▶ **DATA PROVIDED**:
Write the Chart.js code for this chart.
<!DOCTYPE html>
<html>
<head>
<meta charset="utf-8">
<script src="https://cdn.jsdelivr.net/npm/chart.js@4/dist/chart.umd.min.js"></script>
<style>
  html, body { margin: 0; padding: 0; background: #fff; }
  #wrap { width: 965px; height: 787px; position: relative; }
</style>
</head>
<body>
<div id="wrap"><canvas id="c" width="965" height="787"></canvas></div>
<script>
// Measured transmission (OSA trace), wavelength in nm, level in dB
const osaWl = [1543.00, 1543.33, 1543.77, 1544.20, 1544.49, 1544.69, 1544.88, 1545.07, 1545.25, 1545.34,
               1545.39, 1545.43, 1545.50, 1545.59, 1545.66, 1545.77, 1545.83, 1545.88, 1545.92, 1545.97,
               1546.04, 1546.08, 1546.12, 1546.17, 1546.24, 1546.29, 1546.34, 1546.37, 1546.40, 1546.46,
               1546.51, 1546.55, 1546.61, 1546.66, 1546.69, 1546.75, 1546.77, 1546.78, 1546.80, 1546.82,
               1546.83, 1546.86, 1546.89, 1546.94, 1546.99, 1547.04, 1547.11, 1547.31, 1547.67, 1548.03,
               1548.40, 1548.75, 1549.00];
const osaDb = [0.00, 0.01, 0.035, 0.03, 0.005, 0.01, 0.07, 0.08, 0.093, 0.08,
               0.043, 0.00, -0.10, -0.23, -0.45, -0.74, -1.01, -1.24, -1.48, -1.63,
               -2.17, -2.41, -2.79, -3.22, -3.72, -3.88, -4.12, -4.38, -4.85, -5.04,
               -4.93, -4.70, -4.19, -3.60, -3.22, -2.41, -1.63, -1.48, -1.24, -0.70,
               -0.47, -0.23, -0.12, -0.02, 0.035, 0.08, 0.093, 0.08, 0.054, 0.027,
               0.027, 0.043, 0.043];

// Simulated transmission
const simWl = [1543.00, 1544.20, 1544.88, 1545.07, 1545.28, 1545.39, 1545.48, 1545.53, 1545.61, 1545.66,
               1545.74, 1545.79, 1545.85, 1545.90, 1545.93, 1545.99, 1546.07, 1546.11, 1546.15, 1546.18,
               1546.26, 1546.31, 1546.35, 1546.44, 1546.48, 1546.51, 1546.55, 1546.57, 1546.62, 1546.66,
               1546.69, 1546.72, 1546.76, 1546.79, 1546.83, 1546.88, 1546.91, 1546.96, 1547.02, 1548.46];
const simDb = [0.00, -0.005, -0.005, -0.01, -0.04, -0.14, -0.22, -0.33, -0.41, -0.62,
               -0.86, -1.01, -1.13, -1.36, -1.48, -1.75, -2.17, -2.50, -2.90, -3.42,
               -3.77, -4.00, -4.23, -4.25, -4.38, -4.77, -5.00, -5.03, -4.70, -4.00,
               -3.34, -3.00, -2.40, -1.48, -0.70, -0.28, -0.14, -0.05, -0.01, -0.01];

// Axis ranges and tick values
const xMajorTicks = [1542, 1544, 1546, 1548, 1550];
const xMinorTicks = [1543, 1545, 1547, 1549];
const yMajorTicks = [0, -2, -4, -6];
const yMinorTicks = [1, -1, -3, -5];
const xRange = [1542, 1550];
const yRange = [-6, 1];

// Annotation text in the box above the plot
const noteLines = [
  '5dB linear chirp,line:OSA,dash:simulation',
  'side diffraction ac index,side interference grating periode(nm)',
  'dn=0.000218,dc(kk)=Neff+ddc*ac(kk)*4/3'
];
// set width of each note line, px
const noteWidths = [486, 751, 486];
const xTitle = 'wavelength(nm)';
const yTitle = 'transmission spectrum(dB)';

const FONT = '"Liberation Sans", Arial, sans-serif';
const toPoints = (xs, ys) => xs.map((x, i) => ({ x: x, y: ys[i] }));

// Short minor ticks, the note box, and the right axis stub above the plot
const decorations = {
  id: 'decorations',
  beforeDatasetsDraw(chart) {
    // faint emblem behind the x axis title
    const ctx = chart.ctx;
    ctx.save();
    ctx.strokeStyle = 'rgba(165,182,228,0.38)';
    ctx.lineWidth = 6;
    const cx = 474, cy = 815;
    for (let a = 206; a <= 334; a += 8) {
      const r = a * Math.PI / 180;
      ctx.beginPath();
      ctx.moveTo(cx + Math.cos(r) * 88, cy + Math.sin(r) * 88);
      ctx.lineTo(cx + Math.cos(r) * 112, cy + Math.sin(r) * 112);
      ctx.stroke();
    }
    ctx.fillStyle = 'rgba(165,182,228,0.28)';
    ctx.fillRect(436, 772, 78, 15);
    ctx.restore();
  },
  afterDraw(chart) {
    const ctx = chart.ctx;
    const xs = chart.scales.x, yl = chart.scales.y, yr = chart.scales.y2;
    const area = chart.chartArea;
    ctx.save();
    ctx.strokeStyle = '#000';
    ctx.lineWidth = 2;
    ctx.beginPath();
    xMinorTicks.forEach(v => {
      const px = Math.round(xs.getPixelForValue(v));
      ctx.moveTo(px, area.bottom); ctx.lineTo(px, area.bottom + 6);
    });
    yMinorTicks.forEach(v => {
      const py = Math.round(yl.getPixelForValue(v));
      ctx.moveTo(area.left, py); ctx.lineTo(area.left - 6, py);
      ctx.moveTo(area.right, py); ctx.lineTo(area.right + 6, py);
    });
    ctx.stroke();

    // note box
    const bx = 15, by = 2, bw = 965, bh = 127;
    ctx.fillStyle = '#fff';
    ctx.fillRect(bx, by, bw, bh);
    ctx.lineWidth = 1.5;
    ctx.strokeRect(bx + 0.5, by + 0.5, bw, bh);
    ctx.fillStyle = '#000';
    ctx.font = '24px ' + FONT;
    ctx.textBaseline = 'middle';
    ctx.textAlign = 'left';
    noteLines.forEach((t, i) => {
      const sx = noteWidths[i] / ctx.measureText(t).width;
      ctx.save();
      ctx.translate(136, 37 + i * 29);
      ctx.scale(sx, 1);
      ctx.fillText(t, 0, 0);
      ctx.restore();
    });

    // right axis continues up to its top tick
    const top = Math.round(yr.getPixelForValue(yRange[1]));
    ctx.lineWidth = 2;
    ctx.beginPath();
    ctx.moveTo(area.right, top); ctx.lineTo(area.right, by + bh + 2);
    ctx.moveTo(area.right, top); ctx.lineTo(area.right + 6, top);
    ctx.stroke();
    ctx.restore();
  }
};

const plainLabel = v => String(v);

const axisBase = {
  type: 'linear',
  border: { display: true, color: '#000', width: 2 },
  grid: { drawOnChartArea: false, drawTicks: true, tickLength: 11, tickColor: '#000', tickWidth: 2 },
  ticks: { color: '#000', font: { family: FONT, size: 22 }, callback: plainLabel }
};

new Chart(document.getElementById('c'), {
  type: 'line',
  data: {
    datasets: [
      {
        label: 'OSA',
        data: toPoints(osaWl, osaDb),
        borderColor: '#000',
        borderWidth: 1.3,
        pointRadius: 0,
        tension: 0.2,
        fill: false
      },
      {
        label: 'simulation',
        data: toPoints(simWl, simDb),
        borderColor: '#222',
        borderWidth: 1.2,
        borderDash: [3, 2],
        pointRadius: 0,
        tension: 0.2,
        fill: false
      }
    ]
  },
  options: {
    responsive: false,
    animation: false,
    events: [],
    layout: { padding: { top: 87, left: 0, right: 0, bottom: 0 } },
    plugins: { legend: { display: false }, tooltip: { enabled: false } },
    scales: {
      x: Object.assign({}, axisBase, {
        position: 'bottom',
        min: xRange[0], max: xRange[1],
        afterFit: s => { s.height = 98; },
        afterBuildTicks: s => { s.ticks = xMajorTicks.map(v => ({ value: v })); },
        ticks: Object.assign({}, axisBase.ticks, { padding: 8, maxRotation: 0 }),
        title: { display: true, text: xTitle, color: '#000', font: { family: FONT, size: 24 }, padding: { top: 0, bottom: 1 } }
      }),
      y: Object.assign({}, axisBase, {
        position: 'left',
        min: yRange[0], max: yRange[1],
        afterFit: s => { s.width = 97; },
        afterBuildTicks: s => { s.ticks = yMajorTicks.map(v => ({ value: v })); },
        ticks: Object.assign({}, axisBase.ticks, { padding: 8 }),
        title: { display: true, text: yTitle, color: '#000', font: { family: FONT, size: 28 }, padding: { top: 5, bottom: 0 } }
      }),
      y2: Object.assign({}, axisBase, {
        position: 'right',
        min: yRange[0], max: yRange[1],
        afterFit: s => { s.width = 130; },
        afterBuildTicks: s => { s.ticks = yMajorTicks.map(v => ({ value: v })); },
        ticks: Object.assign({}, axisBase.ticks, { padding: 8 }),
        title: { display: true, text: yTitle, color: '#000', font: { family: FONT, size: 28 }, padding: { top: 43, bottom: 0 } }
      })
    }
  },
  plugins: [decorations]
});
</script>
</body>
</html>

▶ **DIRECTION**: Beginning at the top of the data, extract each line through the line containing "0.027, 0.043, 0.043];" and return those lines exactly, with nothing added.

▶ **CORRECT RESULT**:
Write the Chart.js code for this chart.
<!DOCTYPE html>
<html>
<head>
<meta charset="utf-8">
<script src="https://cdn.jsdelivr.net/npm/chart.js@4/dist/chart.umd.min.js"></script>
<style>
  html, body { margin: 0; padding: 0; background: #fff; }
  #wrap { width: 965px; height: 787px; position: relative; }
</style>
</head>
<body>
<div id="wrap"><canvas id="c" width="965" height="787"></canvas></div>
<script>
// Measured transmission (OSA trace), wavelength in nm, level in dB
const osaWl = [1543.00, 1543.33, 1543.77, 1544.20, 1544.49, 1544.69, 1544.88, 1545.07, 1545.25, 1545.34,
               1545.39, 1545.43, 1545.50, 1545.59, 1545.66, 1545.77, 1545.83, 1545.88, 1545.92, 1545.97,
               1546.04, 1546.08, 1546.12, 1546.17, 1546.24, 1546.29, 1546.34, 1546.37, 1546.40, 1546.46,
               1546.51, 1546.55, 1546.61, 1546.66, 1546.69, 1546.75, 1546.77, 1546.78, 1546.80, 1546.82,
               1546.83, 1546.86, 1546.89, 1546.94, 1546.99, 1547.04, 1547.11, 1547.31, 1547.67, 1548.03,
               1548.40, 1548.75, 1549.00];
const osaDb = [0.00, 0.01, 0.035, 0.03, 0.005, 0.01, 0.07, 0.08, 0.093, 0.08,
               0.043, 0.00, -0.10, -0.23, -0.45, -0.74, -1.01, -1.24, -1.48, -1.63,
               -2.17, -2.41, -2.79, -3.22, -3.72, -3.88, -4.12, -4.38, -4.85, -5.04,
               -4.93, -4.70, -4.19, -3.60, -3.22, -2.41, -1.63, -1.48, -1.24, -0.70,
               -0.47, -0.23, -0.12, -0.02, 0.035, 0.08, 0.093, 0.08, 0.054, 0.027,
               0.027, 0.043, 0.043];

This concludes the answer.